13. There's a scene right before things start going boom where Ralegh is seen riding on this giant dragony-looking battering-ram/ship figurehead thingie and it's like, okay, phallic much?
14. The Tilbury speech in the film included almost nothing of the real one, which was deeply irritating. I came into this movie with ONE EXPECTATION and that was that we'd get to hear Cate Blanchett say "I know I have the body of a weak and feeble woman, but I have the heart and stomach of a king," and the movie DID NOT MEET THAT EXPECTATION. Bah.
15. The storm that contributed substantially to the pwning of the Armada is juxtaposed with shots of Elizabeth walking out onto a cliff in a white nightie and no wig, sort of like she's Nuclear Galadriel from LotR. Clearly, the moral of the story is that Elizabeth is magical, and Sir Walter Ralegh's enormous penis saved the day.

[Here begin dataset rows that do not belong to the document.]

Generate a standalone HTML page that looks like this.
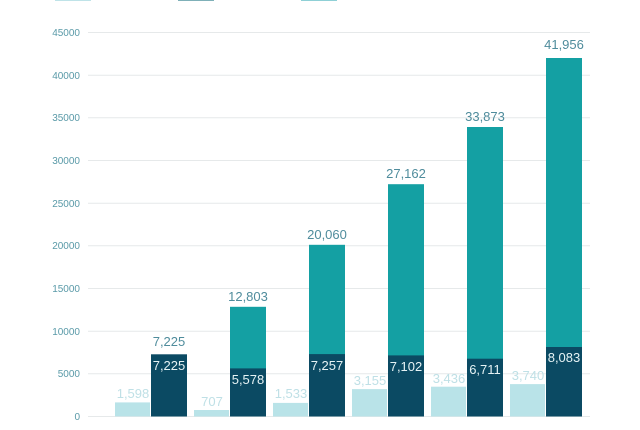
<!DOCTYPE html>
<html><head><meta charset="utf-8"><style>
html,body{margin:0;padding:0;background:#fff;width:640px;height:430px;overflow:hidden}
svg{display:block;font-family:"Liberation Sans",sans-serif}
</style></head><body>
<svg width="640" height="430" viewBox="0 0 640 430">
<rect x="55" y="-2" width="36" height="3" fill="#bfe3e8"/>
<rect x="178" y="-2" width="36" height="3" fill="#7fb0b8"/>
<rect x="301" y="-2" width="36" height="3" fill="#8fd0d6"/>
<g stroke="#e6e9ea" stroke-width="1">
<line x1="88" x2="590" y1="416.5" y2="416.5"/>
<line x1="88" x2="590" y1="373.8" y2="373.8"/>
<line x1="88" x2="590" y1="331.2" y2="331.2"/>
<line x1="88" x2="590" y1="288.5" y2="288.5"/>
<line x1="88" x2="590" y1="245.8" y2="245.8"/>
<line x1="88" x2="590" y1="203.2" y2="203.2"/>
<line x1="88" x2="590" y1="160.5" y2="160.5"/>
<line x1="88" x2="590" y1="117.8" y2="117.8"/>
<line x1="88" x2="590" y1="75.2" y2="75.2"/>
<line x1="88" x2="590" y1="32.5" y2="32.5"/>
</g>
<g fill="#5a9aa8" font-size="10" text-anchor="end">
<text x="80" y="420">0</text>
<text x="80" y="377">5000</text>
<text x="80" y="335">10000</text>
<text x="80" y="292">15000</text>
<text x="80" y="249">20000</text>
<text x="80" y="207">25000</text>
<text x="80" y="164">30000</text>
<text x="80" y="121">35000</text>
<text x="80" y="79">40000</text>
<text x="80" y="36">45000</text>
</g>
<!-- light bars -->
<g fill="#b9e3e8">
<rect x="115" y="402.4" width="35" height="14"/>
<rect x="194" y="410" width="35" height="6.5"/>
<rect x="273" y="402.9" width="35" height="13.6"/>
<rect x="352" y="389.1" width="35" height="27.4"/>
<rect x="431" y="386.7" width="35" height="29.8"/>
<rect x="510" y="384.1" width="35" height="32.4"/>
</g>
<!-- teal -->
<g fill="#14a0a3">
<rect x="230" y="306.8" width="36" height="62"/>
<rect x="309" y="244.8" width="36" height="110"/>
<rect x="388" y="184.2" width="36" height="172"/>
<rect x="467" y="127" width="36" height="232"/>
<rect x="546" y="58" width="36" height="290"/>
</g>
<g fill="#0b4a63">
<rect x="151" y="354.3" width="36" height="62.2"/>
<rect x="230" y="368.4" width="36" height="48.1"/>
<rect x="309" y="354.1" width="36" height="62.4"/>
<rect x="388" y="355.4" width="36" height="61.1"/>
<rect x="467" y="358.7" width="36" height="57.8"/>
<rect x="546" y="347" width="36" height="69.5"/>
</g>
<g fill="#bfe0e6" font-size="13" text-anchor="middle">
<text x="133" y="398">1,598</text>
<text x="212" y="406">707</text>
<text x="291" y="398">1,533</text>
<text x="370" y="385">3,155</text>
<text x="449" y="383">3,436</text>
<text x="528" y="380">3,740</text>
</g>
<g fill="#4f8c9c" font-size="13" text-anchor="middle">
<text x="169" y="346">7,225</text>
<text x="248" y="301">12,803</text>
<text x="327" y="239">20,060</text>
<text x="406" y="178">27,162</text>
<text x="485" y="121">33,873</text>
<text x="564" y="49">41,956</text>
</g>
<g fill="#e6f3f5" font-size="13" text-anchor="middle">
<text x="169" y="370">7,225</text>
<text x="248" y="384">5,578</text>
<text x="327" y="370">7,257</text>
<text x="406" y="371">7,102</text>
<text x="485" y="374">6,711</text>
<text x="564" y="362">8,083</text>
</g>
</svg>
</body></html>
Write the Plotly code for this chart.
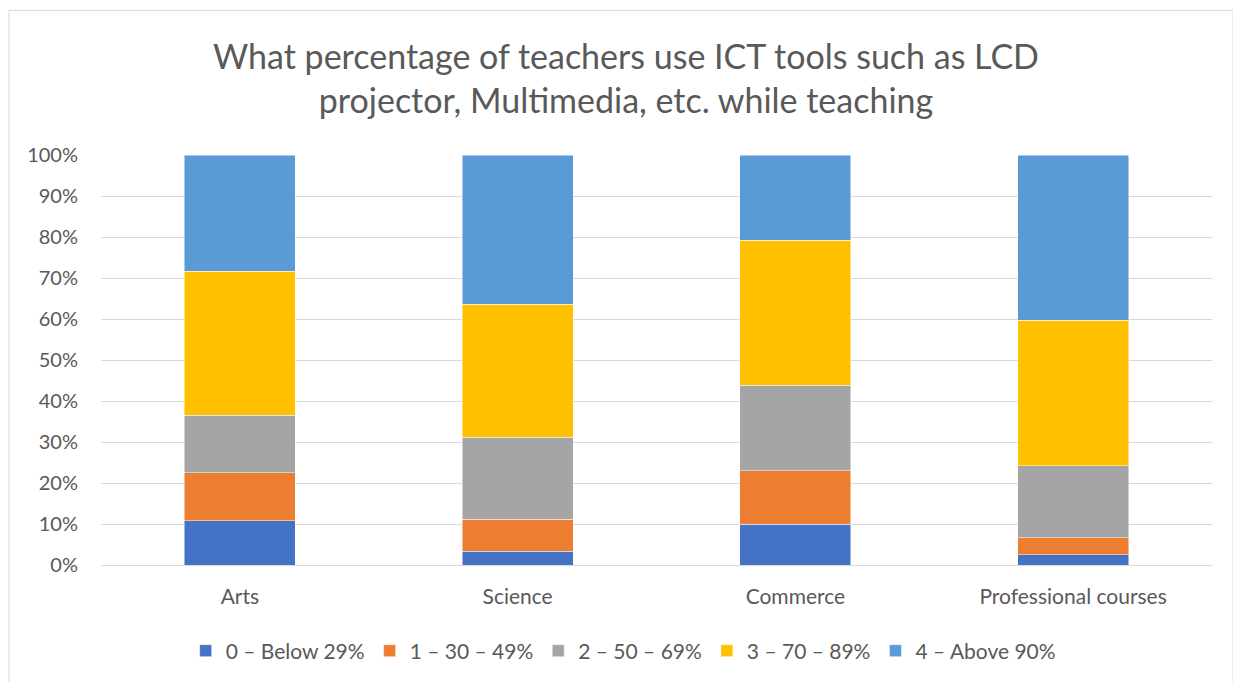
import plotly.graph_objects as go

categories = ["Arts", "Science", "Commerce", "Professional courses"]
series_names = ["0 – Below 29%", "1 – 30 – 49%", "2 – 50 – 69%", "3 – 70 – 89%", "4 – Above 90%"]
s0 = [10.8, 3.4, 10.0, 2.5]
s1 = [11.7, 7.8, 13.0, 4.1]
s2 = [14.0, 19.9, 20.9, 17.6]
s3 = [35.2, 32.5, 35.3, 35.5]
s4 = [28.3, 36.4, 20.8, 40.3]
colors = ["#4472C4", "#ED7D31", "#A5A5A5", "#FFC000", "#5B9BD5"]
y_ticks = [0, 10, 20, 30, 40, 50, 60, 70, 80, 90, 100]
y_tick_labels = [f"{v}%" for v in y_ticks]

FONT = "Lato"
GREY = "#595959"

# the page body has an 8px margin, so the figure is sized to fit the window
W, H = 1233, 674
L, R, T, B = 93, 29, 147, 116
PW, PH = W - L - R, H - T - B

fig = go.Figure()
for name, vals, col in zip(series_names, [s0, s1, s2, s3, s4], colors):
    fig.add_trace(go.Bar(
        x=categories, y=vals, name=name,
        marker=dict(color=col, line=dict(color="rgba(255,255,255,0.6)", width=0.8)),
    ))

fig.update_layout(
    barmode="stack",
    bargap=0.6,
    width=W, height=H,
    paper_bgcolor="white", plot_bgcolor="white",
    margin=dict(l=L, r=R, t=T, b=B),
    font=dict(family=FONT, color=GREY, size=20),
    title=dict(
        text="What percentage of teachers use ICT tools such as LCD<br>projector, Multimedia, etc. while teaching",
        x=(626 - 8) / W, xref="container", xanchor="center",
        y=1 - 61 / H, yref="container", yanchor="middle",
        font=dict(family=FONT, size=34, color=GREY),
    ),
    legend=dict(
        orientation="h", x=0.47, xanchor="center", y=(566 - 651) / 411, yanchor="middle",
        font=dict(family=FONT, size=21, color=GREY),
        itemwidth=30, traceorder="normal",
    ),
    showlegend=True,
)
fig.update_xaxes(
    showgrid=False, showline=True, linecolor="#d9d9d9", linewidth=1,
    tickfont=dict(family=FONT, size=21, color=GREY),
    ticks="", ticklabelstandoff=13,
)
fig.update_yaxes(
    range=[0, 100], tickvals=y_ticks, ticktext=y_tick_labels,
    showgrid=True, gridcolor="#d9d9d9", gridwidth=1,
    zeroline=False, showline=False,
    tickfont=dict(family=FONT, size=20, color=GREY),
    ticks="", ticklabelstandoff=22,
)
# outer chart border (page coords -> paper coords)
def px_x(x):
    return (x - 8 - L) / PW

def px_y(y):
    return 1 - (y - 8 - T) / PH

fig.add_shape(type="rect", xref="paper", yref="paper",
              x0=px_x(9), x1=px_x(1233),
              y0=px_y(700), y1=px_y(10),
              line=dict(color="#d9d9d9", width=1), layer="below")

fig.write_html("out.html")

...so, yeah. Not really much of a success on any level, except that it all looked very pretty, but it was rushed and just not really impressive. It suffered from a lot of the problems the first one did -- that any one of the major plot foci is interesting enough in its own right to be a whole movie -- only even more so, and if you know anything about what's supposed to be going on, it's really unsatisfying, and the stuff that gets into the movie never really manages to be compelling in its own right.
Oh, and on a minor mise-en-scene note, I was really amused that the angels painted on the wall behind Elizabeth's throne in some scenes are copied from the ones in the Wilton Diptych, but not as amused as I was when the
Rainbow portrait showed up in the background.
On the wall in Walsingham's bedroom.
Really, this is not something I wanted to think much about.